TEMPO.CO, Jakarta - Fotografer jalanan juga dilarang menyunting hasil pemotretannya dan melakukan pemotretan secara diam-diam, dalam pengertian subyek yang difoto tak sadar dirinya dipotret.
Dengan cara itu, kata Erik, fotografer akan mendapat emosi di dalamnya. Emosi ini, menurut Erik, bukan cuma pada manusia, tapi juga bisa muncul dari satu bangunan atau suasana.
Karena memotret secara diam-diam, fotografer jalanan menghadapi masalah etis: seberapa jauh dia boleh memotret? Bukankah orang yang dipotret berhak menolak untuk difoto? Perkara ini selalu mencuat di berbagai ruang diskusi para fotografer jalanan di luar negeri.

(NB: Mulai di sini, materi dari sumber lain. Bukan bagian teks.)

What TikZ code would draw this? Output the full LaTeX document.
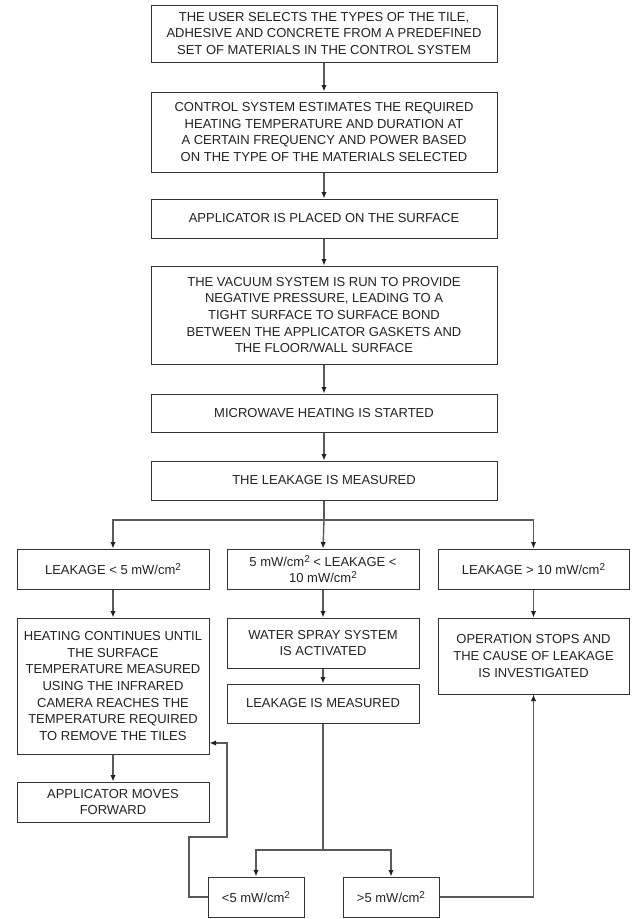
\documentclass[tikz,border=0pt]{standalone}
\usepackage{fontspec}
\setmainfont{Liberation Sans}
\usetikzlibrary{arrows.meta}
\definecolor{ink}{HTML}{222222}
\definecolor{edge}{HTML}{333333}
\definecolor{wire}{HTML}{5A5A5A}
\tikzset{
  box/.style={draw=edge, line width=1pt, inner sep=0pt, align=center, text=ink,
    font=\fontsize{13}{16.6}\selectfont},
  arr/.style={draw=wire, line width=1.4pt, -{Latex[length=6.5pt,width=5.5pt,color=ink]}},
  wireline/.style={draw=wire, line width=1.4pt},
}
\newcommand{\sqcm}{mW/cm\raisebox{0.55ex}{\fontsize{10}{10}\selectfont 2}}
\begin{document}
\begin{tikzpicture}[x=1pt,y=-1pt]
\useasboundingbox (0,0) rectangle (641,919);
% main column
\node[box, minimum width=346, minimum height=57] (b1) at (324,33.5)
  {THE USER SELECTS THE TYPES OF THE TILE,\\ADHESIVE AND CONCRETE FROM A PREDEFINED\\SET OF MATERIALS IN THE CONTROL SYSTEM};
\node[box, minimum width=346, minimum height=80] (b2) at (324,132)
  {CONTROL SYSTEM ESTIMATES THE REQUIRED\\HEATING TEMPERATURE AND DURATION AT\\A CERTAIN FREQUENCY AND POWER BASED\\ON THE TYPE OF THE MATERIALS SELECTED};
\node[box, minimum width=346, minimum height=39] (b3) at (324,218.5)
  {APPLICATOR IS PLACED ON THE SURFACE};
\node[box, minimum width=346, minimum height=98] (b4) at (324,315)
  {THE VACUUM SYSTEM IS RUN TO PROVIDE\\NEGATIVE PRESSURE, LEADING TO A\\TIGHT SURFACE TO SURFACE BOND\\BETWEEN THE APPLICATOR GASKETS AND\\THE FLOOR/WALL SURFACE};
\node[box, minimum width=346, minimum height=38] (b5) at (324,413)
  {MICROWAVE HEATING IS STARTED};
\node[box, minimum width=346, minimum height=39] (b6) at (324,480.5)
  {THE LEAKAGE IS MEASURED};
% row 1
\node[box, minimum width=192, minimum height=40] (l1) at (113,569)
  {LEAKAGE < 5 \sqcm};
\node[box, minimum width=192, minimum height=40] (m1) at (323,569)
  {5 \sqcm{} < LEAKAGE <\\10 \sqcm};
\node[box, minimum width=191, minimum height=40] (r1) at (533.5,569)
  {LEAKAGE > 10 \sqcm};
% row 2
\node[box, minimum width=192, minimum height=136] (l2) at (113,686)
  {HEATING CONTINUES UNTIL\\THE SURFACE\\TEMPERATURE MEASURED\\USING THE INFRARED\\CAMERA REACHES THE\\TEMPERATURE REQUIRED\\TO REMOVE THE TILES};
\node[box, minimum width=192, minimum height=50] (m2) at (323,643)
  {WATER SPRAY SYSTEM\\IS ACTIVATED};
\node[box, minimum width=192, minimum height=39] (m3) at (323,703.5)
  {LEAKAGE IS MEASURED};
\node[box, minimum width=191, minimum height=76] (r2) at (533.5,656)
  {OPERATION STOPS AND\\THE CAUSE OF LEAKAGE\\IS INVESTIGATED};
\node[box, minimum width=192, minimum height=40] (l3) at (113,802)
  {APPLICATOR MOVES\\FORWARD};
% bottom
\node[box, minimum width=96, minimum height=40] (lo) at (256,897)
  {<5 \sqcm};
\node[box, minimum width=96, minimum height=40] (hi) at (391,897)
  {>5 \sqcm};
% connectors main column
\draw[arr] (b1) -- (b2);
\draw[arr] (b2) -- (b3);
\draw[arr] (b3) -- (b4);
\draw[arr] (b4) -- (b5);
\draw[arr] (b5) -- (b6);
\coordinate (br1) at (324,520);
\draw[wireline] (b6.south) -- (br1);
\draw[arr] (br1) -| (l1.north);
\draw[arr] (br1) -- (m1.north);
\draw[arr] (br1) -| (r1.north);
\draw[arr] (l1) -- (l2);
\draw[arr] (m1) -- (m2);
\draw[arr] (r1) -- (r2);
\draw[arr] (m2) -- (m3);
\draw[arr] (l2) -- (l3);
% bottom branch
\coordinate (br2) at (323,850);
\draw[wireline] (m3.south) -- (br2);
\draw[arr] (br2) -| (lo.north);
\draw[arr] (br2) -| (hi.north);
% loop back
\coordinate (lp1) at (189,837);
\coordinate (lp2) at (227,743);
\draw[arr] (lo.west) -| (lp1) -| (lp2) -- (l2.east |- lp2);
\draw[arr] (hi.east) -| (r2.south);
\end{tikzpicture}
\end{document}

Fotografer Rony Zakaria mengakui bahwa hak fotografer untuk memotret juga sama dengan hak orang lain yang berada di luar sana. "Tetapi, apabila mereka merasa terganggu (difoto) dan mengatakannya kepada saya, tentu saya akan stop,” katanya.
Etika fotografi sangat bergantung pada pertimbangan juru foto. Menurut Erik, setiap area sosial di dunia adalah ruang publik.

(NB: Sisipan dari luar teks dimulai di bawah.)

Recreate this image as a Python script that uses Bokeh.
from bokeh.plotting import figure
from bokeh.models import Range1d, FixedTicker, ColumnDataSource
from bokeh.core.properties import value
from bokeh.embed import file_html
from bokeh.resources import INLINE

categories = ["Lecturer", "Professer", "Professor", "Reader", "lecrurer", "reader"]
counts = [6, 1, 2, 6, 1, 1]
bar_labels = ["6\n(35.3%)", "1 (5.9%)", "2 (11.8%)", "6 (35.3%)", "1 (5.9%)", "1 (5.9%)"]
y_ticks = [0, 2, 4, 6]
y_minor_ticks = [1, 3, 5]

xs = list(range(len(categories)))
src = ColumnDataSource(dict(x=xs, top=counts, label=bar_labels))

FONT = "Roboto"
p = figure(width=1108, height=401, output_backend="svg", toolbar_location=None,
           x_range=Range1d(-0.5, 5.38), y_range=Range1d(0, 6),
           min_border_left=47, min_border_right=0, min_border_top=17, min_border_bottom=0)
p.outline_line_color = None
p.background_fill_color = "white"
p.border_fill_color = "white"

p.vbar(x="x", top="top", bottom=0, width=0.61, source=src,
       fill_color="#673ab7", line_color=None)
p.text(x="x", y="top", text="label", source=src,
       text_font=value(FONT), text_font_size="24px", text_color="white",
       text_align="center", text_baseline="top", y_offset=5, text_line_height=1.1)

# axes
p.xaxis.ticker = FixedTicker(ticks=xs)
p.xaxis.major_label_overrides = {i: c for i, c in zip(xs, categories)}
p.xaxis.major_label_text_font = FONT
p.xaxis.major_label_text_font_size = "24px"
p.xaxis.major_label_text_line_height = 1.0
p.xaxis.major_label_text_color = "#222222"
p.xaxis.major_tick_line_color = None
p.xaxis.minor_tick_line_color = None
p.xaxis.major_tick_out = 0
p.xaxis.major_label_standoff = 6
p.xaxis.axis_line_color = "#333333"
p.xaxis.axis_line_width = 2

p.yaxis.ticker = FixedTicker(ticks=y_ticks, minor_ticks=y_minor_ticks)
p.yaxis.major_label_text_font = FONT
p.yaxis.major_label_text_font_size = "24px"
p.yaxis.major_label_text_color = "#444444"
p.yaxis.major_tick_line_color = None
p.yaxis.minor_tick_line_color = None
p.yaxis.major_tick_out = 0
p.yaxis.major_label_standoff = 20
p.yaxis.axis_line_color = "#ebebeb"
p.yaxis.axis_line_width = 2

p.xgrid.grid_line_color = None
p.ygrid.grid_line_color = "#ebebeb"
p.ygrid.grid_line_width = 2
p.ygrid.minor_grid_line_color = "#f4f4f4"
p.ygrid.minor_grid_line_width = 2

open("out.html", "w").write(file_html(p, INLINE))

Fotografi jalanan tidak menangkap dan menceritakan latar belakang sosial dari sebuah obyek, melainkan hanya emosi yang terpancar saat itu, sehingga sah-sah saja untuk memotretnya. Sedangkan Oscar Motuloh menilai fotografer jalanan tetap harus menghormati obyek yang mereka ambil secara etis. Setidaknya dengan mengetahui kode etik yang ada pada foto jurnalistik. (Baca: Apa Itu Fotografi Jalanan?)
Sebab, dalam kode etik foto jurnalistik sudah tercantum beberapa hal yang berlaku umum terkait dengan etika pengambilan gambar. Masalahnya, tak semua fotografer jalanan ini adalah jurnalis, sehingga mereka tak terikat dengan kode etik tersebut.

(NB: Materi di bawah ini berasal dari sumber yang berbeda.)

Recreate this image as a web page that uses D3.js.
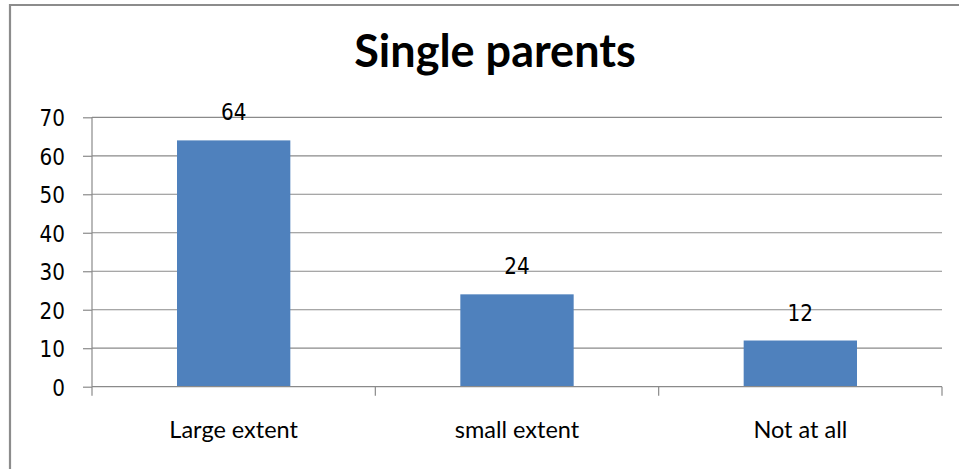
<!DOCTYPE html>
<html>
<head>
<meta charset="utf-8">
<script src="https://cdn.jsdelivr.net/npm/d3@7"></script>
<style>
  html, body { margin: 0; padding: 0; background: #fff; }
  svg { display: block; }
</style>
</head>
<body>
<svg id="chart" width="959" height="469"></svg>
<script>
// Chart data
const categories = ["Large extent", "small extent", "Not at all"];
const values = [64, 24, 12];
const yTicks = [0, 10, 20, 30, 40, 50, 60, 70];
const titleText = "Single parents";

const svg = d3.select("#chart");
const W = 959, H = 469;

// Plot area
const plot = { left: 92, right: 942, top: 117.3, bottom: 386.7 };

const x = d3.scaleBand()
  .domain(categories)
  .range([plot.left, plot.right])
  .paddingInner(0.6)
  .paddingOuter(0.3);

const y = d3.scaleLinear()
  .domain([0, 70])
  .range([plot.bottom, plot.top]);

// Number glyphs are drawn slightly tall
const numStretch = "scale(1,1.17)";

// Outer frame (top and left edges)
svg.append("path")
  .attr("d", `M10,${H} L10,5 L${W},5`)
  .attr("fill", "none")
  .attr("stroke", "#8c8c8c")
  .attr("stroke-width", 2.2);

// Title
svg.append("text")
  .attr("x", 495)
  .attr("y", 67)
  .attr("text-anchor", "middle")
  .attr("font-family", "Lato, 'Open Sans', sans-serif")
  .attr("font-weight", "bold")
  .attr("font-size", 45)
  .attr("fill", "#000")
  .text(titleText);

// Horizontal gridlines
svg.append("g")
  .selectAll("line")
  .data(yTicks.filter(d => d > 0))
  .join("line")
  .attr("x1", plot.left)
  .attr("x2", plot.right)
  .attr("y1", d => y(d))
  .attr("y2", d => y(d))
  .attr("stroke", "#8a8a8a")
  .attr("stroke-width", 1.2);

// Y axis
const yAxis = d3.axisLeft(y)
  .tickValues(yTicks)
  .tickSize(9)
  .tickPadding(18)
  .tickFormat(d3.format("d"));

const gy = svg.append("g")
  .attr("transform", `translate(${plot.left},0)`)
  .call(yAxis);
gy.select(".domain").attr("stroke", "#8a8a8a").attr("stroke-width", 1.2)
  .attr("d", `M0,${plot.top}V${plot.bottom}`);
gy.selectAll(".tick line").attr("stroke", "#8a8a8a").attr("stroke-width", 1.2);
gy.selectAll(".tick text")
  .attr("font-family", "'DejaVu Sans', sans-serif")
  .attr("font-size", 20)
  .attr("fill", "#000")
  .attr("dy", "0.36em")
  .attr("transform", numStretch);

// Bars
svg.append("g")
  .selectAll("rect")
  .data(values)
  .join("rect")
  .attr("x", (d, i) => x(categories[i]))
  .attr("width", x.bandwidth())
  .attr("y", d => y(d))
  .attr("height", d => y(0) - y(d))
  .attr("fill", "#4f81bd");

// X axis baseline and category separators
const step = (plot.right - plot.left) / categories.length;
const sepX = d3.range(categories.length + 1).map(i => plot.left + i * step);
svg.append("line")
  .attr("x1", plot.left).attr("x2", plot.right)
  .attr("y1", plot.bottom).attr("y2", plot.bottom)
  .attr("stroke", "#8a8a8a").attr("stroke-width", 1.2);
svg.append("g")
  .selectAll("line")
  .data(sepX)
  .join("line")
  .attr("x1", d => d).attr("x2", d => d)
  .attr("y1", plot.bottom).attr("y2", plot.bottom + 9)
  .attr("stroke", "#8a8a8a").attr("stroke-width", 1.2);

// Category labels
svg.append("g")
  .selectAll("text")
  .data(categories)
  .join("text")
  .attr("x", d => x(d) + x.bandwidth() / 2)
  .attr("y", 438)
  .attr("text-anchor", "middle")
  .attr("font-family", "Lato, 'Open Sans', sans-serif")
  .attr("font-size", 23.5)
  .attr("fill", "#000")
  .text(d => d);

// Value labels above bars
svg.append("g")
  .selectAll("g")
  .data(values)
  .join("g")
  .attr("transform", (d, i) =>
    `translate(${x(categories[i]) + x.bandwidth() / 2},${y(d) - 20})`)
  .append("text")
  .attr("text-anchor", "middle")
  .attr("font-family", "'DejaVu Sans', sans-serif")
  .attr("font-size", 20)
  .attr("fill", "#000")
  .attr("transform", numStretch)
  .text(d => d);
</script>
</body>
</html>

Pertimbangan lain dalam perkara etika ini adalah soal motivasi karena setiap fotografer punya motif yang berbeda saat memotret. “Kalau saya, fotografi jalanan hanya untuk memuaskan keingintahuan saya. Ketika saya menemukan hal yang menarik kemudian saya tidak mencoba memotretnya, hal tersebut bisa membayangi saya beberapa hari," katanya.